This is a news story that has seemingly escaped the notice of many of those obsessed with the so-called "Robocon" robo-call scandal. And considering that it pertains directly to something routinely treated as a smoking gun strongly supporting the notion that someone in the Conservative Party organized a campaign of misleading robo-calls with the party's knowledge.
That would-be "smoking gun" was a claim, in an Elections Canada affidavit, that Michael Sona had talked about organizing misleading robo-calls. It turns out this isn't true.
Elections Canada investigator Al Matthews submitted an affidavit in March 2012 that made this precise claim. But Matthews has since backed away from that allegation, insisting that it was a mistake.
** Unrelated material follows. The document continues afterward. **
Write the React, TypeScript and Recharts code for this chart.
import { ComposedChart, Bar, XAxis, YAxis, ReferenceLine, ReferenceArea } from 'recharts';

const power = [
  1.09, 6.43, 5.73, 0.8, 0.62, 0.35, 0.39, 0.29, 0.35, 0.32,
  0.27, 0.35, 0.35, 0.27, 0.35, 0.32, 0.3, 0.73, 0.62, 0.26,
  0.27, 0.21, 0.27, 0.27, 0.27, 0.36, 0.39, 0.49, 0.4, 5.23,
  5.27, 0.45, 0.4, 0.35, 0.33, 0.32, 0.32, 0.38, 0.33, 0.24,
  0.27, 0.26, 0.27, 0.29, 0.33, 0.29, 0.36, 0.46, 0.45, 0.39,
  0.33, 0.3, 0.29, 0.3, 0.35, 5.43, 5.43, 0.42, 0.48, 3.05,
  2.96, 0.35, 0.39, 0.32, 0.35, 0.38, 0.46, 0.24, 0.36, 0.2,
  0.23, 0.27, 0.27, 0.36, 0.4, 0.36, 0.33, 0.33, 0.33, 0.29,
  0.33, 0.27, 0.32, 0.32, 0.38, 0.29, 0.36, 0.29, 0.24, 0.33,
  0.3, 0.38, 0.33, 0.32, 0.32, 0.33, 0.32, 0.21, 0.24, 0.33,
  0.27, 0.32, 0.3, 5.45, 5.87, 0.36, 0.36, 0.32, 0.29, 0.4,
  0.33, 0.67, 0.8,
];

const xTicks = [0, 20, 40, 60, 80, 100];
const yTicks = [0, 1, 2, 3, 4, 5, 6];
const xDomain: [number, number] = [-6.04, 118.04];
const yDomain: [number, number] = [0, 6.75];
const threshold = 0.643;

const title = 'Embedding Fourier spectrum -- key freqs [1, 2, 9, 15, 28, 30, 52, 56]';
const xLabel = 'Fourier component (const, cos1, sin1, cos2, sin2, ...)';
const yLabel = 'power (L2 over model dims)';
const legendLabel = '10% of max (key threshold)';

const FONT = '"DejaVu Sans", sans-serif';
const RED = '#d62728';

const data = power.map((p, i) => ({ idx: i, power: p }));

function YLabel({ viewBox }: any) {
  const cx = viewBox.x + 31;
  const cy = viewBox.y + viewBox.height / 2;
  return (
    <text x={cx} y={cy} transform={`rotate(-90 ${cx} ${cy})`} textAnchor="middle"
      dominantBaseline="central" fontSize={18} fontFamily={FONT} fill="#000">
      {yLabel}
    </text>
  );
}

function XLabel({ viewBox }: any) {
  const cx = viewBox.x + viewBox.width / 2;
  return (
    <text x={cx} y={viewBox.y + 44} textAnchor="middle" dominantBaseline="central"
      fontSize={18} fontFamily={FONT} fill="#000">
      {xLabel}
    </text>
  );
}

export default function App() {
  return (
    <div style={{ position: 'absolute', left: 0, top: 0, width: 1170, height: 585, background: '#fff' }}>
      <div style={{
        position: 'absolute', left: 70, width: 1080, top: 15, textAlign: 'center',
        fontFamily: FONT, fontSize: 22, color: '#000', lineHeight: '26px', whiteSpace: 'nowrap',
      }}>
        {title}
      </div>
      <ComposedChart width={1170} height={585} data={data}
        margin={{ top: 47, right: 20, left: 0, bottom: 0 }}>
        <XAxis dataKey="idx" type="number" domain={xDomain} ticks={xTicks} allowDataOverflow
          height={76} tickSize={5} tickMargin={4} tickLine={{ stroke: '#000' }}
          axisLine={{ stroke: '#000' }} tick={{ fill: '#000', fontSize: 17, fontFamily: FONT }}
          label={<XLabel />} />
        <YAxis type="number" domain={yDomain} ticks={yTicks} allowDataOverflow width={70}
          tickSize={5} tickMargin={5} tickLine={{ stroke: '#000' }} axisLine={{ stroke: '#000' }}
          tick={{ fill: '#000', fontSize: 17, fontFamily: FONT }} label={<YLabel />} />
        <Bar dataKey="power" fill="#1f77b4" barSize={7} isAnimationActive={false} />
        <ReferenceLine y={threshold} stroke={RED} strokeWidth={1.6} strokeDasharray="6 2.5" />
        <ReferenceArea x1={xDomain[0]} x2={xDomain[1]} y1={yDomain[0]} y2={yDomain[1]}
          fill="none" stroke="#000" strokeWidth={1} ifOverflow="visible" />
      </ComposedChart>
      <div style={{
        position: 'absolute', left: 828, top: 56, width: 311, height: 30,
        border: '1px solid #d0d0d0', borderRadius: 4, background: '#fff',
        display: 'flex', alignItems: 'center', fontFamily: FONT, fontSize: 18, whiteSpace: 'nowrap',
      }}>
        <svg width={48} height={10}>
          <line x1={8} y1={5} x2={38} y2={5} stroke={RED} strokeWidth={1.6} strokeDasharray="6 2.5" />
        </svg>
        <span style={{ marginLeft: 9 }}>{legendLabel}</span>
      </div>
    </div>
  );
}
“In an earlier [sworn affidavit] I wrote that Sona called [Matthew] McBain ‘about a
campaign of disinformation such as making a misleading poll-moving
call,’” Matthews wrote in a subsequent affidavit later in May 2012.
“On checking I realize that in both interviews Mr. McBain … did not
recall Sona as relating the call to ‘disinformation’ or about a
‘misleading poll moving call,’ only that he wanted to set up an autodial
call that would not track back to the Burke campaign.”
It seems worth noting that such an autodial call would be illegal according to CRTC regulations -- something that Sona may not have known at the time, but very likely knows now.
This allegation against Sona has been seized on by "Robocon"-mongers time and time again as a smoking gun suggesting decision-makers in the party knew about it and condoned it. Sona was the communications director for the Marty Burke campaign, so had the allegations against Sona been true it might not have been that unreasonable.
Unfortunately for them, it apparently isn't true.
It's enough to make you wonder just how much more of the allegations aren't true.